There is limited research on how to reverse-engineer sensitive information from embeddings, posing challenges for privacy-preserving design.
Negotiation and Collective Behavior
Experiments have shown that large language models exhibit similar negotiation and bargaining behaviors to humans in games like the Ultimatum Game.
This suggests agentic AI systems may exhibit emergent collective behaviors, like collusion or systemic risk, that are difficult to predict from individual agent actions.
Understanding and mitigating these collective effects will be crucial as more economic and strategic activities are mediated by agentic AI.
Subjective Common Sense
Humans have a wealth of "subjective common sense" heuristics and preferences that are personal and difficult to codify, such as habits around locking doors or sharing passwords.
Imbuing agentic AI with this type of personalized common sense knowledge will be a significant challenge, as it cannot be easily learned from data like more objective common sense facts.
Evolving Agentic AI Capabilities
Trends in Agentic AI Development
Fast to Slow: Agents will transition from handling quick, transactional tasks to longer-term, continuous planning and execution.
Reactive to Proactive: Agents will infer and initiate tasks without explicit user prompting, based on contextual awareness.
Single Vendor to Multi-Party Connectivity: Agents will need to seamlessly integrate with third-party workflows and systems, posing new challenges.
Responsible AI Considerations
Agentic AI systems require a shift in mindset from traditional software, as they are based on statistical models rather than deterministic logic.
Key differences include:
Performance is data-dependent, not guaranteed across all inputs.

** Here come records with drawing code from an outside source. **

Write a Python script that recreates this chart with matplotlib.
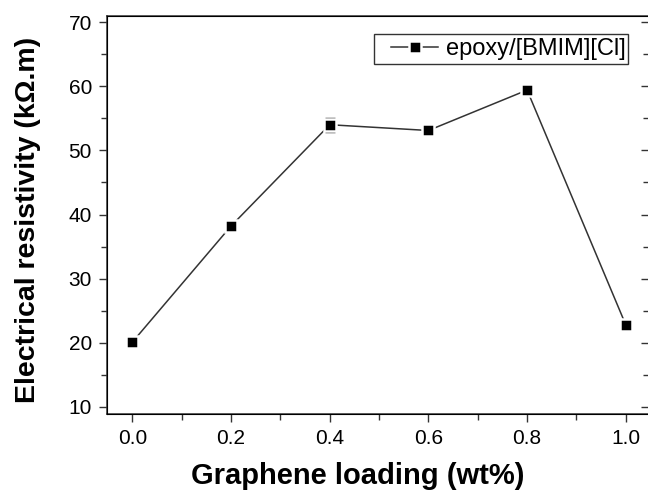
import matplotlib.pyplot as plt
from matplotlib.ticker import MultipleLocator
from matplotlib.patches import Rectangle

plt.rcParams['font.family'] = ['Liberation Sans', 'DejaVu Sans']

# data
loading = [0.0, 0.2, 0.4, 0.6, 0.8, 1.0]
resistivity = [20.1, 38.2, 54.0, 53.1, 59.4, 22.8]
err = [0.3, 0.3, 1.1, 0.3, 0.3, 0.5]
series_name = 'epoxy/[BMIM][Cl]'

fig = plt.figure(figsize=(6.48, 4.98), dpi=100, facecolor='white')
ax = fig.add_axes([0.1656, 0.1687, 0.8359, 0.7998])

ax.errorbar(loading, resistivity, yerr=err, fmt='none', ecolor='black',
            elinewidth=1, capsize=3.5, capthick=1, zorder=2)
ax.plot(loading, resistivity, '-', color='#333333', lw=1.1, marker='s', ms=8.5,
        mfc='black', mec='white', mew=1.8, label=series_name, zorder=3)

ax.set_xlim(-0.0507, 1.047)
ax.set_ylim(8.9, 71.0)
ax.xaxis.set_major_locator(MultipleLocator(0.2))
ax.xaxis.set_minor_locator(MultipleLocator(0.1))
ax.yaxis.set_major_locator(MultipleLocator(10))
ax.yaxis.set_minor_locator(MultipleLocator(5))
ax.xaxis.set_major_formatter(plt.FuncFormatter(lambda v, p: '%.1f' % v))

ax.tick_params(which='both', direction='out', labelsize=15, color='#333333',
               top=False, right=False)
ax.tick_params(which='major', length=6, width=1, pad=5)
ax.tick_params(which='minor', length=4, width=1)
for s in ax.spines.values():
    s.set_color('#333333')
    s.set_linewidth(1.1)

# inward ticks on the right side
ax2 = ax.twinx()
ax2.set_ylim(ax.get_ylim())
ax2.yaxis.set_major_locator(MultipleLocator(10))
ax2.yaxis.set_minor_locator(MultipleLocator(5))
ax2.tick_params(which='both', direction='in', labelright=False, color='#333333')
ax2.tick_params(which='major', length=6, width=1)
ax2.tick_params(which='minor', length=4, width=1)

ax.set_xlabel('Graphene loading (wt%)', fontsize=21, fontweight='bold')
ax.xaxis.set_label_coords(0.463, -0.12)
ax.set_ylabel('Electrical resistivity (k\u03a9.m)', fontsize=20.5, fontweight='bold')
ax.yaxis.set_label_coords(-0.123, 0.487)

# legend with a hand-placed frame (more room on the left, as in the original)
ax.add_patch(Rectangle((0.4923, 0.8787), 0.4687, 0.0753, transform=ax.transAxes,
                       fill=False, edgecolor='#333333', lw=1, zorder=4))
ax.legend(loc='center right', bbox_to_anchor=(0.958, 0.916), fontsize=17,
          frameon=False, handlelength=2.0, borderpad=0, handletextpad=0.35,
          borderaxespad=0)

fig.savefig('out.png', dpi=100)
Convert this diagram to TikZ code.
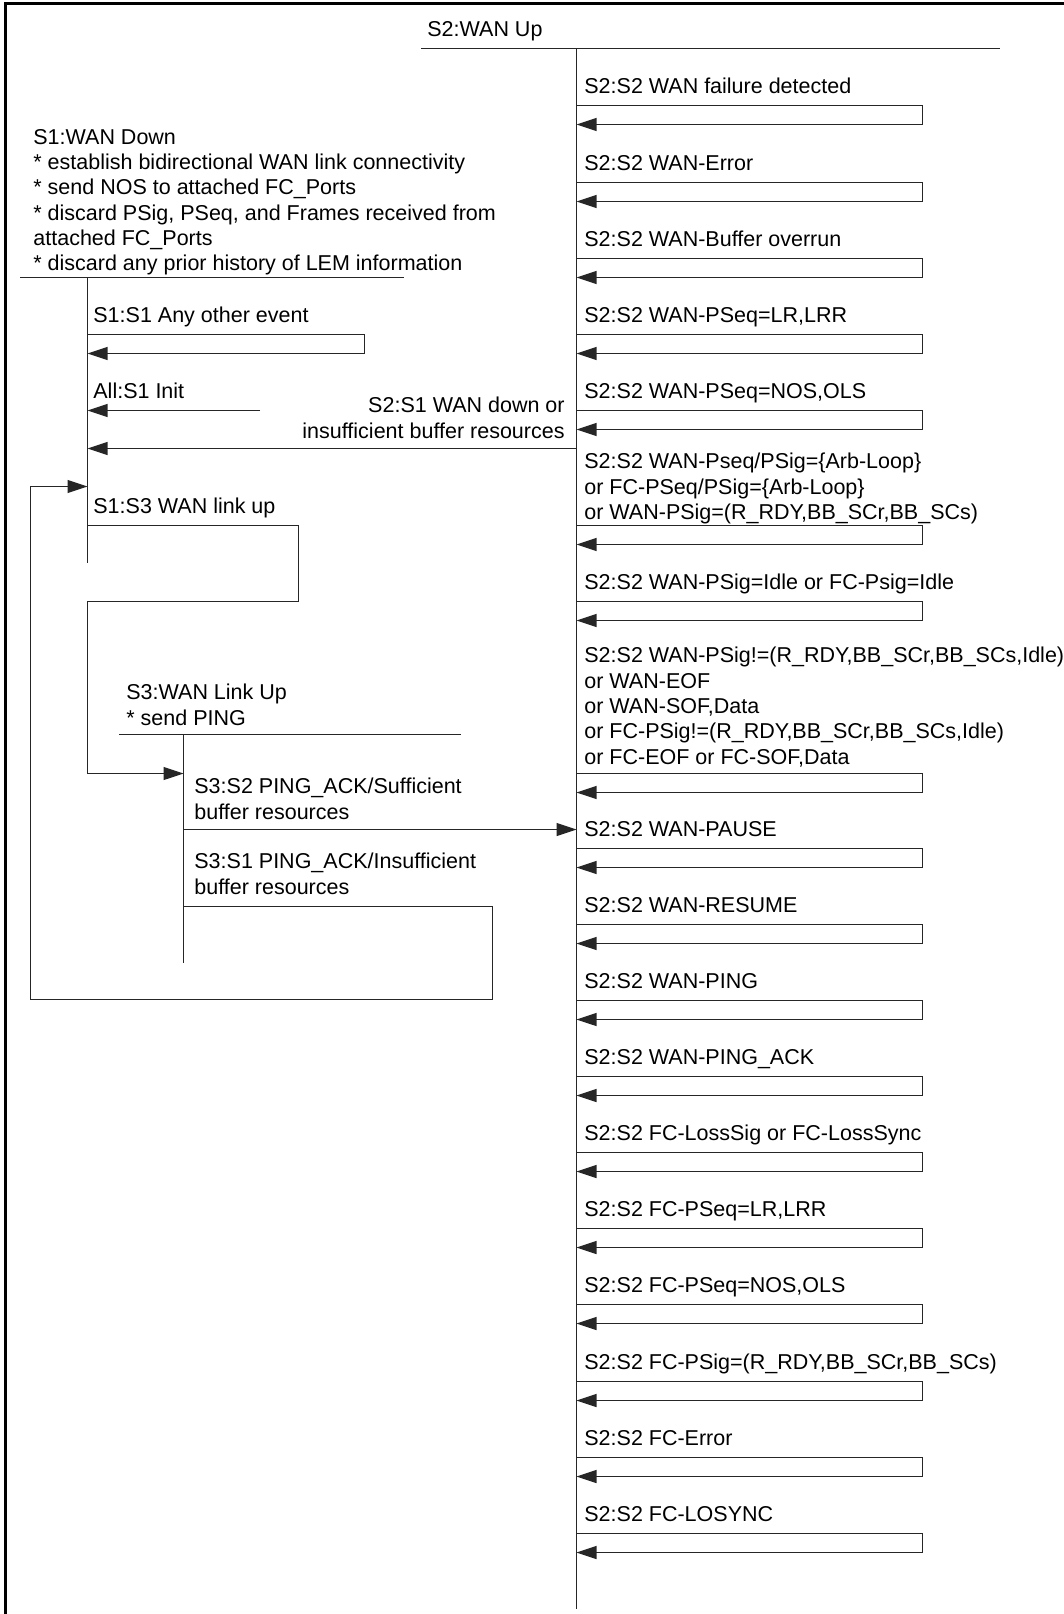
\documentclass[tikz,border=0pt]{standalone}
\usepackage{fontspec}
\setmainfont{Liberation Sans}
\usetikzlibrary{arrows.meta}

\begin{document}
\begin{tikzpicture}[
  x=0.5pt, y=-0.5pt,
  >={Triangle[length=10pt,width=6.5pt]},
  every node/.style={font=\fontsize{10.75}{12.65}\selectfont, inner sep=0pt, anchor=base west},
  life/.style={line width=0.55pt, draw=black!85},
  trans/.style={->, line width=0.55pt, draw=black!85},
  frame/.style={line width=1.5pt}
]
  \useasboundingbox (0,0) rectangle (1064,1614);
  \clip (0,0) rectangle (1064,1614);

  % Outer frame (only left and top edges show)
  \draw[frame] (5,1640) |- (1090,3.5);

  % Lifelines of the three states
  \coordinate (s1a) at (20,277.5);    \coordinate (s1b) at (404,277.5);
  \coordinate (s1top) at (87.5,277.5); \coordinate (s1bot) at (87.5,563);
  \coordinate (s2a) at (421,48.5);    \coordinate (s2b) at (1000,48.5);
  \coordinate (s2top) at (576.5,48.5); \coordinate (s2bot) at (576.5,1609);
  \coordinate (s3a) at (119,734.5);   \coordinate (s3b) at (461,734.5);
  \coordinate (s3top) at (183.5,734.5); \coordinate (s3bot) at (183.5,963);

  \draw[life] (s1a) -- (s1b);  \draw[life] (s1top) -- (s1bot);
  \draw[life] (s2a) -- (s2b);  \draw[life] (s2top) -- (s2bot);
  \draw[life] (s3a) -- (s3b);  \draw[life] (s3top) -- (s3bot);

  % State titles
  \node (s2name) at (427,36) {S2:WAN Up};
  \node[align=left] (s1name) at (33,270.7) {S1:WAN Down\\
    * establish bidirectional WAN link connectivity\\
    * send NOS to attached FC\_Ports\\
    * discard PSig, PSeq, and Frames received from\\
    attached FC\_Ports\\
    * discard any prior history of LEM information};
  \node[align=left] (s3name) at (126,725) {S3:WAN Link Up\\* send PING};

  % S2 self transitions (single line)
  \foreach \i/\t/\lab in {1/105.5/WAN failure detected, 2/182.5/WAN-Error,
      3/258.5/WAN-Buffer overrun, 4/334.5/{WAN-PSeq=LR,LRR},
      5/410.5/{WAN-PSeq=NOS,OLS}, 7/601.5/WAN-PSig=Idle or FC-Psig=Idle,
      9/848.5/WAN-PAUSE, 10/924.5/WAN-RESUME, 11/1000.5/WAN-PING,
      12/1076.5/WAN-PING\_ACK, 13/1152.5/FC-LossSig or FC-LossSync,
      14/1228.5/{FC-PSeq=LR,LRR}, 15/1304.5/{FC-PSeq=NOS,OLS},
      16/1381.5/{FC-PSig=(R\_RDY,BB\_SCr,BB\_SCs)}, 17/1457.5/FC-Error,
      18/1533.5/FC-LOSYNC}{
    \coordinate (l\i) at (576.5,\t);
    \coordinate (m\i) at (922.5,\t+19);
    \draw[trans] (l\i) -| (m\i) -- (l\i |- m\i);
    \node (t\i) at (584,\t-12.5) {S2:S2 \lab};
  }

  % S2 self transitions (several lines)
  \coordinate (l6) at (576.5,525.5);  \coordinate (m6) at (922.5,544.5);
  \draw[trans] (l6) -| (m6) -- (l6 |- m6);
  \node[align=left] (t6) at (584,519.5) {S2:S2 WAN-Pseq/PSig=\{Arb-Loop\}\\
    or FC-PSeq/PSig=\{Arb-Loop\}\\
    or WAN-PSig=(R\_RDY,BB\_SCr,BB\_SCs)};

  \coordinate (l8) at (576.5,773.5);  \coordinate (m8) at (922.5,792.5);
  \draw[trans] (l8) -| (m8) -- (l8 |- m8);
  \node[align=left] (t8) at (584,764) {S2:S2 WAN-PSig!=(R\_RDY,BB\_SCr,BB\_SCs,Idle)\\
    or WAN-EOF\\
    or WAN-SOF,Data\\
    or FC-PSig!=(R\_RDY,BB\_SCr,BB\_SCs,Idle)\\
    or FC-EOF or FC-SOF,Data};

  % S1 transitions
  \coordinate (a1) at (87.5,334.5);  \coordinate (a2) at (364.5,353.5);
  \draw[trans] (a1) -| (a2) -- (a1 |- a2);
  \node (t11) at (93,322) {S1:S1 Any other event};

  \coordinate (init) at (260,410.5);
  \draw[trans] (init) -- (init -| s1top);
  \node (tinit) at (93,398) {All:S1 Init};

  \coordinate (down) at (576.5,448.5);
  \draw[trans] (down) -- (down -| s1top);
  \node[align=right, anchor=base east] (t21) at (565,438) {S2:S1 WAN down or\\insufficient buffer resources};

  \coordinate (b1) at (87.5,525.5);  \coordinate (b2) at (298.5,601.5);
  \coordinate (b3) at (87.5,773.5);
  \draw[trans] (b1) -| (b2) -| (b1 |- b2) -- (b3) -- (b3 -| s3top);
  \node (t13) at (93,513) {S1:S3 WAN link up};

  % S3 transitions
  \coordinate (c1) at (183.5,829.5);
  \draw[trans] (c1) -- (c1 -| s2top);
  \node[align=left] (t32) at (194,819) {S3:S2 PING\_ACK/Sufficient\\buffer resources};

  \coordinate (d1) at (183.5,906.5);  \coordinate (d2) at (492.5,999.5);
  \coordinate (d3) at (30.5,486.5);
  \draw[trans] (d1) -| (d2) -| (d3) -- (d3 -| s1top);
  \node[align=left] (t31) at (194,894) {S3:S1 PING\_ACK/Insufficient\\buffer resources};
\end{tikzpicture}
\end{document}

Multiple models can achieve similar performance, with different internal "logic".
Developers must make explicit decisions about technical properties like privacy, security, and fairness.
Building agentic AI systems requires a framework for benefit-risk analysis, release criteria definition, data set planning, and system architecture design to address these challenges.
Conclusion
As agentic AI capabilities continue to evolve, responsible development practices will be crucial to realize the benefits while mitigating the risks. Key focus areas include understanding the unique properties of AI systems, designing for privacy and security, and addressing the challenges of collective agent behaviors and personalized common sense.